S 1038: TRACE Act
S 1038 in plain English: The TRACE Act would require the National Institute of Justice to add a new data field to the National Missing and Unidentified Persons System (NamUs) indicating whether a missing person was last known to be on federal land or in U.S. territorial waters. NamUs is a national database used to track cases involving missing persons and unidentified remains.
Stated purpose
The TRACE Act directs the National Institute of Justice to add a data field to the National Missing and Unidentified Persons System (NamUs) indicating whether a missing person was last known to be on federal land or in U.S. territorial waters, and requires annual reports to Congress on those cases.
Key points
- Adds a data field to NamUs to record if a missing person's last known location was on federal land or in U.S. territorial waters.

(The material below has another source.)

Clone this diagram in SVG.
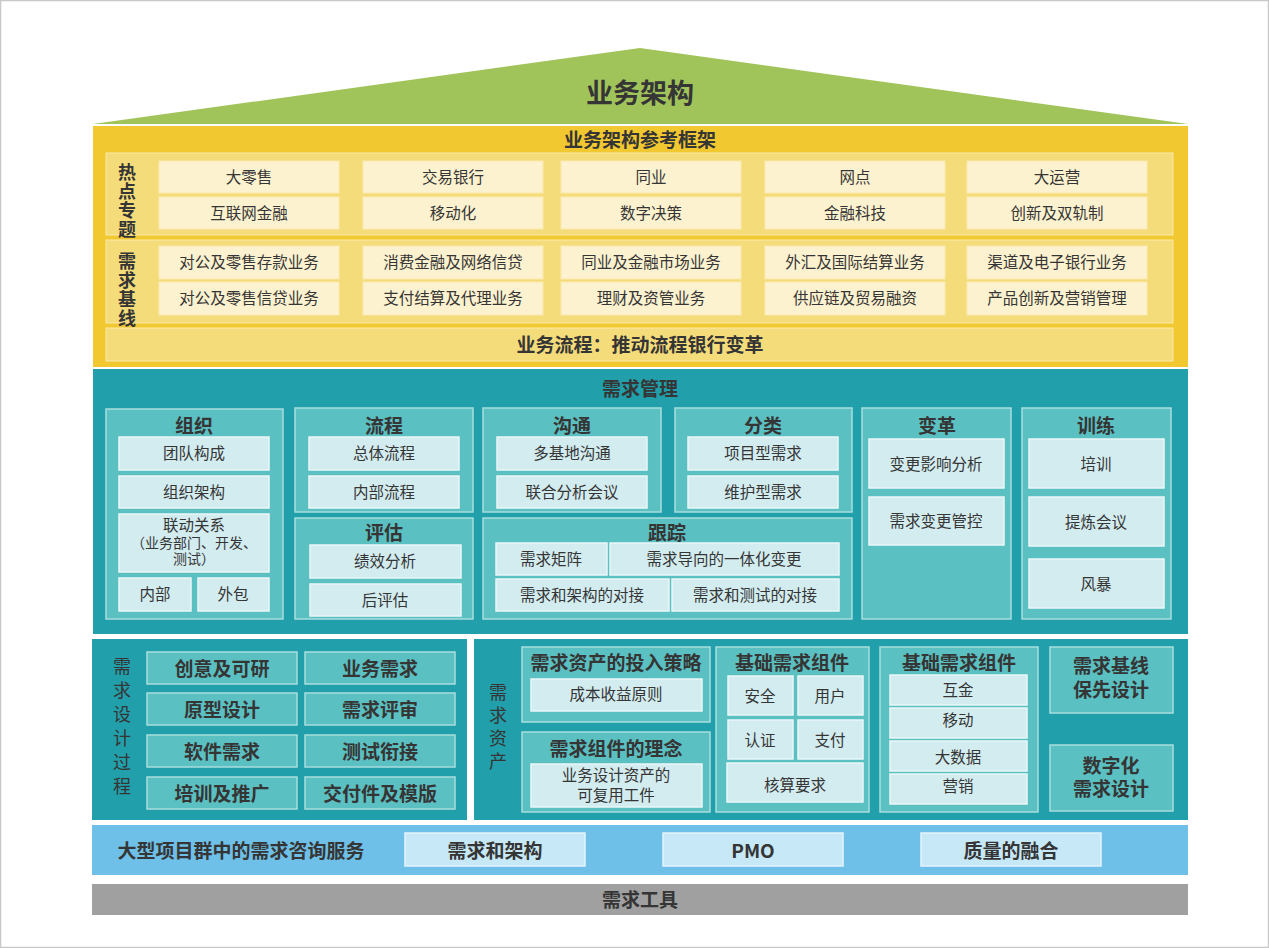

- Applies to the National Institute of Justice, which administers the NamUs database.
Arguments supporters make
- Adding a federal land data field helps investigators quickly identify cases where federal agencies may have jurisdiction, improving coordination and speeding up searches.
- Collecting this data over time gives Congress and researchers a clearer picture of how many missing persons cases involve federal lands, which could guide future policy and resource allocation.
- The bill is a low-cost, targeted change to an existing system that imposes minimal burden while potentially providing significant benefits to families and investigators.
Arguments opponents make
- The bill adds a reporting requirement without providing dedicated funding or staff, which could strain the National Institute of Justice's resources without guaranteeing better outcomes for missing persons.
- Simply recording where someone was last seen on federal land does not address underlying gaps in search-and-rescue capacity or interagency cooperation that may be the real obstacles to solving these cases.
- The definition of federal land excludes tribal trust lands, which could mean cases involving Indigenous communities on those lands are not captured in this data, leaving a significant gap given that Indigenous people are disproportionately represented in missing persons cases.
Tradeoffs
The bill trades a small increase in administrative and reporting obligations for the potential benefit of better location-specific data on missing persons cases; however, improved recordkeeping alone may not translate into more solved cases without additional resources or enforcement mechanisms.
Current status in Congress: Passed Senate.